I am woking on daylight simulation at a neighborhood scale using Diva-for-Grasshopper. My project includes 32 different scenarios, each of them has about 2400-3000 sensor points, all positioned on the ground floor of three buildings.
The purpose of this study is to evaluate for each scenario the spatial Daylight Autonomy (sDA), as recently proposed by the IES (% of floor area achieving a 300 lux threshold for > 50% of occupied times). Since the buildings have a quite high window-to-wall ratio (~0.50), the floor area is frequently over-lit. In fact the ASE Annual Sun Exposure (% of floor area > 1000 lux for >250h of occupied time, calculated using a zero-bounce simulation) ranges between 30 and 50%, while the maximum required is 10%. In addition, the sDA metric requires all exterior windows to be modeled with interior blinds or shades. Therefore, I am thinking about a system to simulate a basic dynamic shading system without increasing too much the time necessary for each (new) simulation, considering that I have already the data of simulations without any solar blinds (simulation 1) and with no ambient bounces (simulation 2). Baking Grasshopper’s geometry in Rhino to run advanced dynamic shading simulations has not been considered as it would be too time-consuming.
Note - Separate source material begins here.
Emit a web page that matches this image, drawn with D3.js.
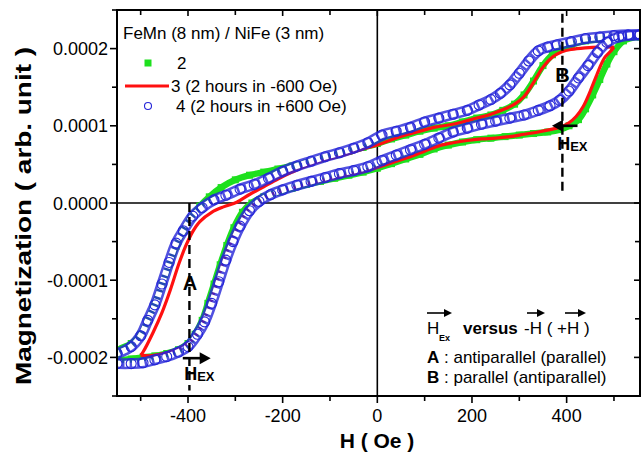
<!DOCTYPE html>
<html><head><meta charset="utf-8">
<script src="https://cdn.jsdelivr.net/npm/d3@7"></script>
<style>
html,body{margin:0;padding:0;background:#fff;}
svg{display:block;font-family:"Liberation Sans",Arial,sans-serif;}
</style></head>
<body><svg id="chart" width="644" height="456"></svg>
<script>
// ---------------- DATA ----------------
const M_UNIT = 1e-4;               // magnetization values below are in units of 1e-4
const H_TICKS = [-400, -200, 0, 200, 400];
const H_MINOR = [-500, -300, -100, 100, 300, 500];
const M_TICKS = [-0.0002, -0.0001, 0, 0.0001, 0.0002];
const M_MINOR = [-0.00025, -0.00015, -0.00005, 0.00005, 0.00015, 0.00025];
const seriesNames = ["2", "3 (2 hours in -600 Oe)", "4 (2 hours in +600 Oe)"];

// series 2 (green squares): field decreasing branch
const s2DownH = [555,530,500,470,440,410,390,370,350,330,310,290,265,240,210,180,150,120,90,60,30,0,-30,-60,-90,-120,-150,-180,-210,-240,-270,-300,-330,-355,-375,-395,-410,-425,-440,-455,-470,-485,-500,-520,-550];
const s2DownM = [2.15,2.15,2.14,2.12,2.10,2.05,2.00,1.92,1.78,1.58,1.40,1.28,1.20,1.14,1.10,1.05,1.00,0.97,0.93,0.88,0.83,0.77,0.72,0.67,0.62,0.57,0.52,0.48,0.44,0.40,0.36,0.30,0.20,0.08,-0.04,-0.20,-0.36,-0.56,-0.80,-1.06,-1.30,-1.52,-1.70,-1.82,-1.92];
// series 2: field increasing branch
const s2UpH = [-550,-520,-495,-470,-445,-420,-400,-385,-370,-358,-345,-332,-318,-303,-285,-265,-240,-210,-180,-150,-120,-90,-60,-30,0,30,60,90,120,150,180,210,240,270,300,330,360,385,405,425,440,455,470,485,500,520,555];
const s2UpM = [-2.02,-2.02,-2.00,-1.98,-1.95,-1.90,-1.82,-1.70,-1.52,-1.30,-1.05,-0.80,-0.55,-0.32,-0.12,0.00,0.08,0.14,0.19,0.24,0.28,0.32,0.36,0.40,0.45,0.51,0.57,0.63,0.70,0.75,0.79,0.82,0.84,0.86,0.88,0.90,0.92,0.95,1.00,1.08,1.22,1.40,1.60,1.80,1.96,2.10,2.16];

// series 3 (red line)
const s3DownH = [500,470,440,410,390,370,350,330,310,290,270,240,210,180,150,120,90,60,30,0,-30,-60,-90,-120,-150,-180,-210,-240,-270,-297,-325,-350,-375,-390,-405,-420,-437,-455,-474,-495,-500];
const s3DownM = [2.02,2.02,2.01,1.99,1.96,1.89,1.76,1.56,1.38,1.28,1.22,1.15,1.10,1.05,1.01,0.98,0.93,0.88,0.82,0.75,0.70,0.64,0.59,0.54,0.48,0.40,0.31,0.21,0.11,0.01,-0.05,-0.12,-0.24,-0.37,-0.56,-0.80,-1.12,-1.42,-1.68,-1.93,-1.97];
const s3UpH = [-500,-480,-460,-440,-420,-400,-382,-367,-352,-338,-323,-308,-292,-272,-250,-225,-200,-170,-140,-110,-80,-50,-20,10,40,70,100,130,160,190,220,250,280,310,340,365,385,405,420,435,450,465,480,495,500];
const s3UpM = [-1.97,-1.98,-1.96,-1.93,-1.89,-1.82,-1.70,-1.52,-1.28,-1.00,-0.72,-0.48,-0.28,-0.08,0.03,0.11,0.16,0.21,0.26,0.30,0.34,0.38,0.42,0.48,0.54,0.60,0.67,0.74,0.78,0.81,0.83,0.84,0.86,0.89,0.92,0.95,0.98,1.04,1.12,1.25,1.45,1.68,1.88,1.98,2.02];

// series 4 (blue open circles)
const s4DownH = [555,530,500,470,440,410,380,360,340,320,300,280,260,240,215,190,160,130,100,70,40,10,-20,-50,-80,-110,-140,-170,-200,-230,-260,-290,-320,-345,-370,-390,-410,-425,-440,-455,-470,-485,-500,-520,-550];
const s4DownM = [2.18,2.18,2.17,2.15,2.13,2.09,2.05,2.02,1.97,1.84,1.68,1.53,1.42,1.34,1.27,1.20,1.15,1.10,1.05,0.98,0.93,0.88,0.78,0.71,0.65,0.60,0.54,0.48,0.41,0.32,0.24,0.18,0.10,0.04,-0.06,-0.17,-0.36,-0.52,-0.77,-1.05,-1.32,-1.52,-1.72,-1.86,-1.95];
const s4UpH = [-550,-520,-495,-470,-445,-420,-400,-380,-365,-350,-335,-320,-305,-290,-270,-250,-225,-200,-170,-140,-110,-80,-50,-20,10,40,70,100,130,160,190,220,250,280,310,340,365,385,405,425,445,465,485,510,555];
const s4UpM = [-2.08,-2.08,-2.07,-2.03,-1.99,-1.93,-1.86,-1.70,-1.54,-1.30,-1.02,-0.74,-0.50,-0.30,-0.10,0.02,0.11,0.17,0.23,0.28,0.33,0.38,0.42,0.47,0.55,0.62,0.69,0.76,0.84,0.92,0.97,1.02,1.06,1.10,1.14,1.20,1.26,1.33,1.45,1.62,1.78,1.95,2.08,2.15,2.18];

// annotation anchors (field in Oe, magnetization in units of 1e-4)
const dashedLines = [{H: -397, from: 0, to: -2.43}, {H: 391, to: 0.10, from: 2.45}];
const letterLabels = [{t: "A", H: -396, M: -1.04}, {t: "B", H: 391, M: 1.66}];
const hexArrows = [{from: -411, to: -352, M: -2.01}, {from: 423, to: 369, M: 1.00}];
const hexLabels = [{H: -408, M: -2.29}, {H: 380, M: 0.69}];

// ---------------- CHART ----------------
const svg = d3.select("#chart");
const L = 117, R = 640, T = 10, B = 396;
const x = d3.scaleLinear().domain([-550, 555]).range([L, R]);
const y = d3.scaleLinear().domain([-0.00025, 0.00025]).range([B, T]);
const font = '"Liberation Sans", Arial, sans-serif';

const zip = (H, M) => H.map((h, i) => [h, M[i] * M_UNIT]);
const s2 = zip(s2DownH, s2DownM).concat(zip(s2UpH, s2UpM));
const s4 = zip(s4DownH, s4DownM).concat(zip(s4UpH, s4UpM));
const green = "#1ee01e", red = "#ff1010", blue = "#2525d8";

svg.append("clipPath").attr("id", "clip").append("rect")
  .attr("x", L).attr("y", T).attr("width", R - L).attr("height", B - T);

// zero lines
svg.append("line").attr("x1", L).attr("x2", R).attr("y1", y(0)).attr("y2", y(0)).attr("stroke", "#000").attr("stroke-width", 1.6);
svg.append("line").attr("x1", x(0)).attr("x2", x(0)).attr("y1", T).attr("y2", B).attr("stroke", "#000").attr("stroke-width", 1.6);

const line = d3.line().x(d => x(d[0])).y(d => y(d[1])).curve(d3.curveCatmullRom);
const g = svg.append("g").attr("clip-path", "url(#clip)");

// series 2 : green squares
g.append("path").datum(s2).attr("d", line).attr("fill", "none").attr("stroke", green).attr("stroke-width", 6.5);
g.selectAll("rect.s2").data(s2).join("rect").attr("class", "s2")
  .attr("x", d => x(d[0]) - 3.5).attr("y", d => y(d[1]) - 3.5).attr("width", 7).attr("height", 7).attr("fill", green);

// series 3 : red line
g.append("path").datum(zip(s3DownH, s3DownM)).attr("d", line).attr("fill", "none").attr("stroke", red).attr("stroke-width", 3.2);
g.append("path").datum(zip(s3UpH, s3UpM)).attr("d", line).attr("fill", "none").attr("stroke", red).attr("stroke-width", 3.2);

// series 4 : blue open circles
[zip(s4DownH, s4DownM), zip(s4UpH, s4UpM)].forEach(br => {
  g.append("path").datum(br).attr("d", line).attr("fill", "none").attr("stroke", blue).attr("stroke-width", 11).attr("stroke-opacity", 0.8);
  g.append("path").datum(br).attr("d", line).attr("fill", "none").attr("stroke", "#fff").attr("stroke-width", 6)
    .attr("stroke-dasharray", "5,2.5");
});
g.selectAll("circle.s4").data(s4).join("circle").attr("class", "s4")
  .attr("cx", d => x(d[0])).attr("cy", d => y(d[1])).attr("r", 5)
  .attr("fill", "none").attr("stroke", blue).attr("stroke-width", 1.1);

// dashed lines
dashedLines.forEach(d => {
  svg.append("line").attr("x1", x(d.H)).attr("x2", x(d.H)).attr("y1", y(d.from * M_UNIT)).attr("y2", y(d.to * M_UNIT))
    .attr("stroke", "#000").attr("stroke-width", 2.4).attr("stroke-dasharray", "9,5");
});
letterLabels.forEach(d => {
  svg.append("text").attr("x", x(d.H)).attr("y", y(d.M * M_UNIT) + 7).attr("text-anchor", "middle")
    .attr("font-size", 20).attr("font-weight", "bold").attr("font-family", font).text(d.t);
});
// H_EX arrows
hexArrows.forEach(d => {
  const x1 = x(d.from), x2 = x(d.to), yy = y(d.M * M_UNIT), dir = Math.sign(x2 - x1);
  svg.append("line").attr("x1", x1).attr("x2", x2 - dir * 8).attr("y1", yy).attr("y2", yy).attr("stroke", "#000").attr("stroke-width", 2.6);
  svg.append("path").attr("d", `M${x2},${yy} L${x2 - dir * 11},${yy - 6} L${x2 - dir * 11},${yy + 6} Z`).attr("fill", "#000");
});
hexLabels.forEach(d => {
  const t = svg.append("text").attr("x", x(d.H)).attr("y", y(d.M * M_UNIT)).attr("font-family", font).attr("font-weight", "bold");
  t.append("tspan").attr("font-size", 18).text("H");
  t.append("tspan").attr("font-size", 13).attr("dy", 1).text("EX");
});

// frame
svg.append("rect").attr("x", L).attr("y", T).attr("width", R - L).attr("height", B - T).attr("fill", "none").attr("stroke", "#000").attr("stroke-width", 2);

// ticks
const tk = svg.append("g").attr("stroke", "#000").attr("stroke-width", 1.6);
H_TICKS.concat(H_MINOR).forEach(h => {
  const major = H_TICKS.includes(h);
  tk.append("line").attr("x1", x(h)).attr("x2", x(h)).attr("y1", B).attr("y2", B + (major ? 7 : 5));
  tk.append("line").attr("x1", x(h)).attr("x2", x(h)).attr("y1", T).attr("y2", T + (major ? 6 : 5));
});
M_TICKS.concat(M_MINOR).forEach(m => {
  const major = M_TICKS.includes(m);
  tk.append("line").attr("y1", y(m)).attr("y2", y(m)).attr("x1", L).attr("x2", L - (major ? 7 : 5));
  tk.append("line").attr("y1", y(m)).attr("y2", y(m)).attr("x1", R).attr("x2", R - (major ? 6 : 5));
});
svg.selectAll("text.xt").data(H_TICKS).join("text").attr("class", "xt")
  .attr("x", d => x(d)).attr("y", 422).attr("text-anchor", "middle").attr("font-size", 18).attr("font-family", font).text(d => String(d));
svg.selectAll("text.yt").data(M_TICKS).join("text").attr("class", "yt")
  .attr("x", 108).attr("y", d => y(d) + 6.5).attr("text-anchor", "end").attr("font-size", 18).attr("font-family", font).text(d => d.toFixed(4));

// axis titles
svg.append("text").attr("x", 377).attr("y", 448).attr("text-anchor", "middle").attr("font-size", 21).attr("font-weight", "bold").attr("font-family", font).text("H ( Oe )");
svg.append("text").attr("transform", "translate(31,216) rotate(-90)").attr("text-anchor", "middle").attr("font-size", 22).attr("font-weight", "bold").attr("font-family", font)
  .attr("textLength", 338).attr("lengthAdjust", "spacingAndGlyphs").text("Magnetization ( arb. unit )");

// legend
svg.append("text").attr("x", 123).attr("y", 39).attr("font-size", 17).attr("font-family", font).text("FeMn (8 nm) / NiFe (3 nm)");
svg.append("rect").attr("x", 144.5).attr("y", 59.5).attr("width", 7).attr("height", 7).attr("fill", green);
svg.append("line").attr("x1", 125).attr("x2", 169).attr("y1", 86).attr("y2", 86).attr("stroke", red).attr("stroke-width", 3.2);
svg.append("circle").attr("cx", 148).attr("cy", 106).attr("r", 3.5).attr("fill", "none").attr("stroke", blue).attr("stroke-width", 1.1);
[[177, 69], [171, 92], [176, 112]].forEach((p, i) => {
  svg.append("text").attr("x", p[0]).attr("y", p[1]).attr("font-size", 17).attr("font-family", font).text(seriesNames[i]);
});

// bottom-right note
const note = svg.append("g").attr("font-family", font);
note.append("text").attr("x", 427).attr("y", 334).attr("font-size", 17).text("H");
note.append("text").attr("x", 439).attr("y", 341).attr("font-size", 9).attr("font-weight", "bold").text("Ex");
note.append("text").attr("x", 463).attr("y", 334).attr("font-size", 17).attr("font-weight", "bold").text("versus");
note.append("text").attr("x", 524).attr("y", 334).attr("font-size", 17).text("-H ( +H )");
[[427, 452], [527, 545], [565, 586]].forEach(a => {
  note.append("line").attr("x1", a[0]).attr("x2", a[1] - 5).attr("y1", 313).attr("y2", 313).attr("stroke", "#000").attr("stroke-width", 1.6);
  note.append("path").attr("d", `M${a[1]},313 L${a[1] - 8},309 L${a[1] - 8},317 Z`).attr("fill", "#000");
});
const n2 = note.append("text").attr("x", 427).attr("y", 363).attr("font-size", 17);
n2.append("tspan").attr("font-weight", "bold").text("A");
n2.append("tspan").text(" : antiparallel (parallel)");
const n3 = note.append("text").attr("x", 427).attr("y", 383).attr("font-size", 17);
n3.append("tspan").attr("font-weight", "bold").text("B");
n3.append("tspan").text(" : parallel (antiparallel)");
</script></body></html>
These are hence the possible work-arounds which I am reflecting on:
A - Run another simulation (3A) with all coefficients of static_shading_system.dir.dc set to 0 and all coefficients of static_shading_system.dif.dc set to 20% of the simulation 1 diffuse coefficients. This would result in a .ill file simulating the illuminance level of buildings with blinds always closed. Another .ill file could finally be generated using the results of simulation 1, 2 and 3A: use simulation 3A .ill values for all hours when in simulation 2 a node is over 1000 lux (=direct sunlight), otherwise use simulation 1 values.
B - Run another simulation (3B) with all coefficients of static_shading_system.dif.dc set to 0 and using the static_shading_system.dif.dc file of simulation 1. Generate a final .ill file using the results of simulation 1, 2 and 3B: use simulation 1 ill. values - simulation 3B ill. values for all hours when a node of simulation 2 is above 1000 lux (=direct sunlight), otherwise use values of simulation 1. The purpose is to simulate illuminance levels of buildings with solar blinds blocking all direct sunlight when it becomes excessively high.
The main advantage of the second method over the first one would be the time necessary for each simulation: a few seconds over approximately 2 hours… However, it is probably less accurate.
Any help or suggestions would be greatly appreciated!
Your option 3A sounds reasonable. Daysim's own idealized shading model sets the direct coefficients to 0 and the diffuse coefficients to 25% of the unobstructed values. After editing the dif and dir .dc files, make sure to run gen_dc *.hea -paste to generate the combined .dc file that Daysim uses to create the .ill file.
3B is probably overly generous. There will always be some reduction in the diffuse contribution when shading is present.
I am not sure why 3B takes less time than 3A, since it seems your plan in both cases is to manually (or with a script) edit the direct and diffuse daylight coefficient files.
thanks for your reply.
Option A was much faster than what I expected. My initial .dc file was not correctly formatted, this caused simulation never end. Finally, with a new correct .dc file, it needed just a few seconds to generate the .ill file for closed idealized solar blinds.
I saw that in Conceptual dynamic shading in Diva if direct solar radiation greater than 50W/m2 is found at a ‘workplane’ node, conceptual blinds are closed until lunch or the next day. As I have values in lux, which threshold would you use? IES standard suggests 1000 lux of direct solar exposure as a discomfort threshold. Should I measure it with data from the zero-bounce simulation or a new .ill file generated by -ds_illum with all df.dc coefficients set to 0?